Here is sample code from my GAN application :
# G(z) class generator(nn.Module): # initializers def __init__(self, d=128): super(generator, self).__init__() self.deconv1 = nn.ConvTranspose2d(100, d*8, 4, 1, 0) self.deconv1_bn = nn.BatchNorm2d(d*8) self.deconv2 = nn.ConvTranspose2d(d*8, d*4, 4, 2, 1) self.deconv2_bn = nn.BatchNorm2d(d*4) self.deconv3 = nn.ConvTranspose2d(d*4, d*2, 4, 2, 1) self.deconv3_bn = nn.BatchNorm2d(d*2) self.deconv4 = nn.ConvTranspose2d(d*2, d, 4, 2, 1) self.deconv4_bn = nn.BatchNorm2d(d) self.deconv5 = nn.ConvTranspose2d(d, 1, 4, 2, 1)

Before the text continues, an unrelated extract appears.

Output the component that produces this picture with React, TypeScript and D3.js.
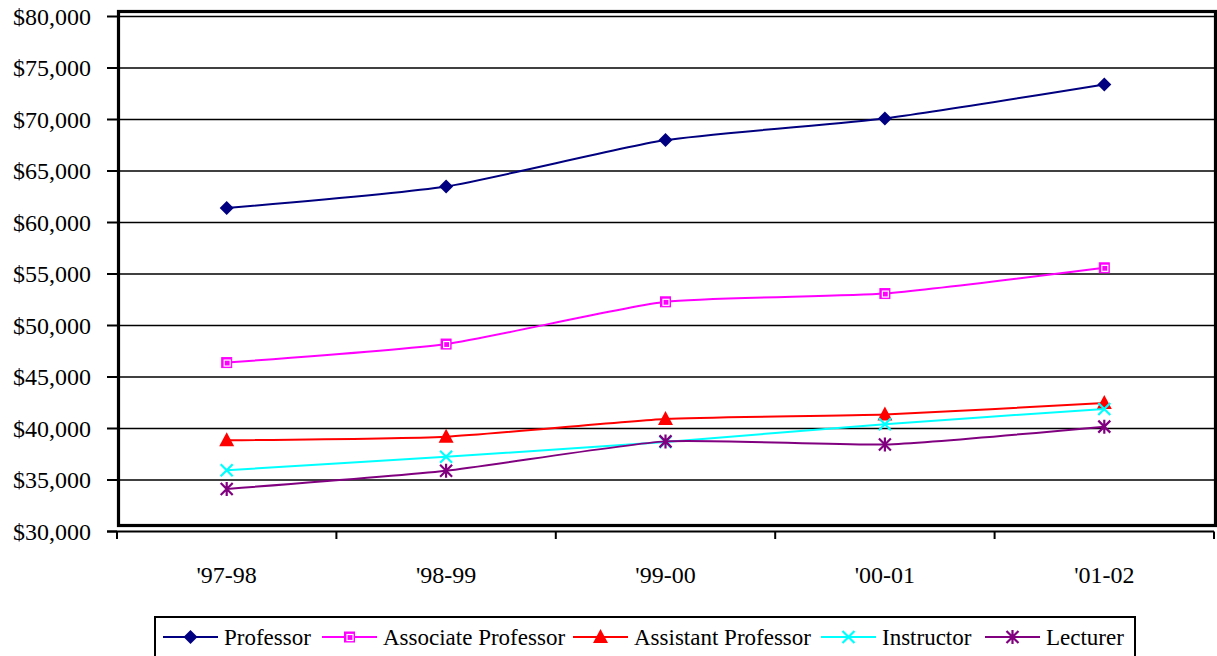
import React from "react";
import * as d3 from "d3";

const categories = ["'97-98", "'98-99", "'99-00", "'00-01", "'01-02"];
const professor = [61400, 63500, 68000, 70100, 73400];
const associateProfessor = [46400, 48200, 52300, 53100, 55600];
const assistantProfessor = [38850, 39200, 40920, 41350, 42480];
const instructor = [35950, 37250, 38700, 40420, 41900];
const lecturer = [34130, 35900, 38750, 38450, 40180];
const yTicks = [30000, 35000, 40000, 45000, 50000, 55000, 60000, 65000, 70000, 75000, 80000];

const seriesNames = ["Professor", "Associate Professor", "Assistant Professor", "Instructor", "Lecturer"];
const seriesColors = ["#000080", "#FF00FF", "#FF0000", "#00FFFF", "#800080"];
const seriesMarkers = ["diamond", "square", "triangle", "x", "star"];

const W = 1217;
const H = 656;
const FONT = "Liberation Serif";
const K = 0.5;

function Marker({ type, color, x, y }: { type: string; color: string; x: number; y: number }) {
  if (type === "diamond") {
    return <path d={`M${x},${y - 7}L${x + 7},${y}L${x},${y + 7}L${x - 7},${y}Z`} fill={color} />;
  }
  if (type === "square") {
    return (
      <g>
        <rect x={x - 5} y={y - 5} width={10} height={10} fill="#FF00FF" stroke={color} strokeWidth={1} />
        <rect x={x - 2.5} y={y - 2.5} width={6} height={6} fill="none" stroke="#fff" strokeWidth={1.2} />
      </g>
    );
  }
  if (type === "triangle") {
    return <path d={`M${x},${y - 8}L${x + 7.5},${y + 6}L${x - 7.5},${y + 6}Z`} fill={color} />;
  }
  if (type === "x") {
    return <path d={`M${x - 6},${y - 6}L${x + 6},${y + 6}M${x + 6},${y - 6}L${x - 6},${y + 6}`} stroke={color} strokeWidth={2.2} fill="none" />;
  }
  return (
    <path
      d={`M${x - 6},${y - 6}L${x + 6},${y + 6}M${x + 6},${y - 6}L${x - 6},${y + 6}M${x},${y - 7}L${x},${y + 7}`}
      stroke={color}
      strokeWidth={2.2}
      fill="none"
    />
  );
}

function Label({ x, y, size, anchor, children }: { x: number; y: number; size: number; anchor?: string; children: React.ReactNode }) {
  return (
    <text
      transform={`translate(${x},${y}) scale(${K})`}
      fontSize={size / K}
      textAnchor={anchor || "start"}
      fill="#000"
      style={{ fontFamily: FONT }}
    >
      {children}
    </text>
  );
}

export default function App() {
  const left = 117;
  const right = 1214;
  const x = d3.scaleBand<string>().domain(categories).range([left, right]);
  const y = d3.scaleLinear().domain([30000, 80000]).range([531.5, 16.5]);
  const allSeries = [professor, associateProfessor, assistantProfessor, instructor, lecturer];
  const line = d3
    .line<number>()
    .x((_, i) => (x(categories[i]) as number) + x.bandwidth() / 2)
    .y((d) => y(d))
    .curve(d3.curveCardinal.tension(0.45));
  const fmt = (v: number) => "$" + d3.format(",")(v);

  const legendItems = [
    { lineX: 163, textX: 224 },
    { lineX: 322, textX: 383 },
    { lineX: 573, textX: 634 },
    { lineX: 821, textX: 882 },
    { lineX: 985, textX: 1046 },
  ];

  return (
    <svg width={W} height={H} style={{ position: "absolute", left: 0, top: 0, background: "#fff" }}>
      {yTicks.filter((t) => t > 30000).map((t) => (
        <line key={t} x1={left} x2={right} y1={y(t)} y2={y(t)} stroke="#000" strokeWidth={1.3} />
      ))}
      <rect x={118.5} y={11.5} width={1097} height={514} fill="none" stroke="#000" strokeWidth={3.2} />
      <line x1={107} x2={right} y1={y(30000)} y2={y(30000)} stroke="#000" strokeWidth={2} />
      {yTicks.map((t) => (
        <g key={t}>
          <line x1={107} x2={left} y1={y(t)} y2={y(t)} stroke="#000" strokeWidth={2} />
          <Label x={91} y={y(t) + 8} size={24} anchor="end">
            {fmt(t)}
          </Label>
        </g>
      ))}
      {categories.map((c, i) => (
        <line key={"t" + i} x1={x(c)} x2={x(c)} y1={y(30000)} y2={539} stroke="#000" strokeWidth={2} />
      ))}
      <line x1={right} x2={right} y1={y(30000)} y2={539} stroke="#000" strokeWidth={2} />
      {categories.map((c) => (
        <Label key={c} x={(x(c) as number) + x.bandwidth() / 2} y={583} size={24} anchor="middle">
          {c}
        </Label>
      ))}
      {allSeries.map((s, si) => (
        <g key={si}>
          <path d={line(s) || ""} fill="none" stroke={seriesColors[si]} strokeWidth={2} />
          {s.map((v, i) => (
            <Marker
              key={i}
              type={seriesMarkers[si]}
              color={seriesColors[si]}
              x={(x(categories[i]) as number) + x.bandwidth() / 2}
              y={y(v)}
            />
          ))}
        </g>
      ))}
      <rect x={155} y={617} width={980} height={44} fill="#fff" stroke="#000" strokeWidth={2} />
      {seriesNames.map((n, i) => (
        <g key={n}>
          <line x1={legendItems[i].lineX} x2={legendItems[i].lineX + 55} y1={637} y2={637} stroke={seriesColors[i]} strokeWidth={2} />
          <Marker type={seriesMarkers[i]} color={seriesColors[i]} x={legendItems[i].lineX + 27.5} y={637} />
          <Label x={legendItems[i].textX} y={645} size={23}>
            {n}
          </Label>
        </g>
      ))}
    </svg>
  );
}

I have a couple of questions here :
- Let’s say I want to monitor deconv1 layer, should I put it in –kernel argument ?
What should my nvprof argument look like ?
- How can I capture the invocation order , kernel ID and kernel name through nvprof ?
I found something like this
--kernels <kernel path syntax> This option changes the scope of subsequent "--events", "--metrics" options. The syntax is as following: <kernel name> or <context id/name>:<stream id/name>:<kernel name>:<invocation> The context/stream IDs, names, kernel name and invocation can be regular expressions. Empty string matches any number or characters. If <context id/name> or <stream id/name> is a positive number, it's strictly matched against the CUDA context/stream ID. Otherwise it's treated as a regular expression and matched against the context/stream name
Can anyone please tell me what is context id , stream id , invocation here ?